A few hundred people packed into the humid auditorium of PS 69 in the Jackson Heights section of Queens for the second town hall of the de Blasio mayoralty—this one focusing on education, and providing the low-polling mayor with an opportunity to trumpet his policies.
Like with his first town hall in Councilman Ydanis Rodriguez’s upper Manhattan district last month, Mr. de Blasio again chose to hold the event on the turf of an ally from the Council’s Progressive Caucus: this time, in the district of Queens Councilman Daniel Dromm, chairman of the Committee on Education. The attendees sat through a full half hour of their councilman and the mayor making speeches commending one another before the question and answer session began.
“Mr. Mayor, you really inherited what I would call a bit of a mess ,” said Mr. Dromm, a former teacher, attacking former Mayor Michael Bloomberg and praising current Schools Chancellor Carmen Fariña. “You have restored the dignity of the profession of teaching.”

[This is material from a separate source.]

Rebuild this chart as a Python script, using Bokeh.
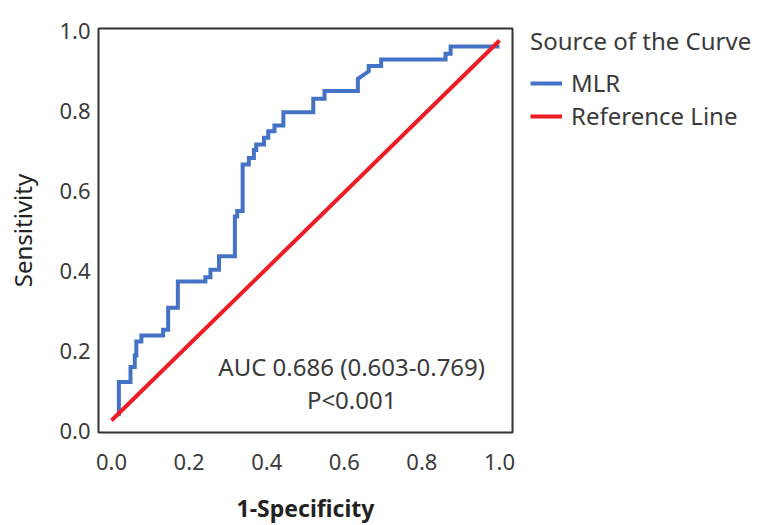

Critics of the mayor accused him last time of “handpicking” attendees for the event, and attendees of the second gathering were required to register with Mr. Dromm’s office, allegedly due to space constraints.
A large number of the people present either introduced themselves as representing an activist group—Desis Rising Up and Moving, Make the Road New York, Life Camp Inc, Class Size Matters—or as public school employees. Most of the remainder were members of the local Community Education Council.
Many attendees sounded rehearsed, reading questions off cards or sheets of paper. They challenged the liberal mayor, but mostly they challenged him to lean even more to the left: to expand spending on arts programs and class size reduction, to partner with and help fund their organizations, to recognize more varied religious traditions and holidays, to disassociate school safety aides from the NYPD, and to reduce penalties that disproportionately impact black and Latino students.
“We’re making progress,” was Mr. de Blasio’s refrain for most of the evening, as was “the previous system”—an apparent allusion to Mr. Bloomberg’s strategy of shuttering failing schools and relying heavily on reading and math test scores. He also touted his flagship prekindergarten initiative, increased after school programs and his “Equity and Excellence” plan for universal computer coding, advanced placement classes and second grade literacy.
“It’s a different paradigm. For many years, the system was not geared to catching things early, and unfortunately in too many cases was geared toward ignoring them,” he said. “The previous system was expensive, contentious, etcetera. We want to do better than that and we believe we are on the road to doing better than that.”
The mayor went out of his way to praise teachers and lambaste the way his predecessor used them as a political foil and target of blame for underperforming schools.
“As a public school parent, I was very troubled that teachers were not being respected,” said Mr. de Blasio, a close ally of teachers’ unions, blaming a lack of support and up-to-date training for attrition in the field. “If you look at all the things we weren’t doing for education and then you look at the tone taken toward teachers, is it surprise a that a lot of very good, very committed talented people decided they were no longer going to be teachers.”
It was one of several lines that received strong applause.
Schools Chancellor Carmen Fariña fielded a number of the inquiries, and she had less of a soft touch with the attendees. When a man who professed his opposition to mayoral control of schools bemoaned the replacement of the old Community School Boards with the largely powerless Community Education Councils, Ms. Fariña flatly shot him down.
“We’re not going to go back to the good old days. Because they weren’t so good. So the idea of CEC’s choosing their own principals, not going to happen. At least not under us,” she said, noting that the Community School Boards had often been nests of nepotism.
By around 8:30 the audience was visibly thinning, though at least half of the people sat it out until the event ended an hour later. Others lingered on afterward to speak with the array of aides and commissioners accompanying the mayor.
The town halls mark a change of approach for the mayor, who insisted for the first 22 months of his administration that he got enough interaction with the public when he visited his old neighborhood of Park Slope, Brooklyn to go to the gym. His predecessors held town halls much more frequently.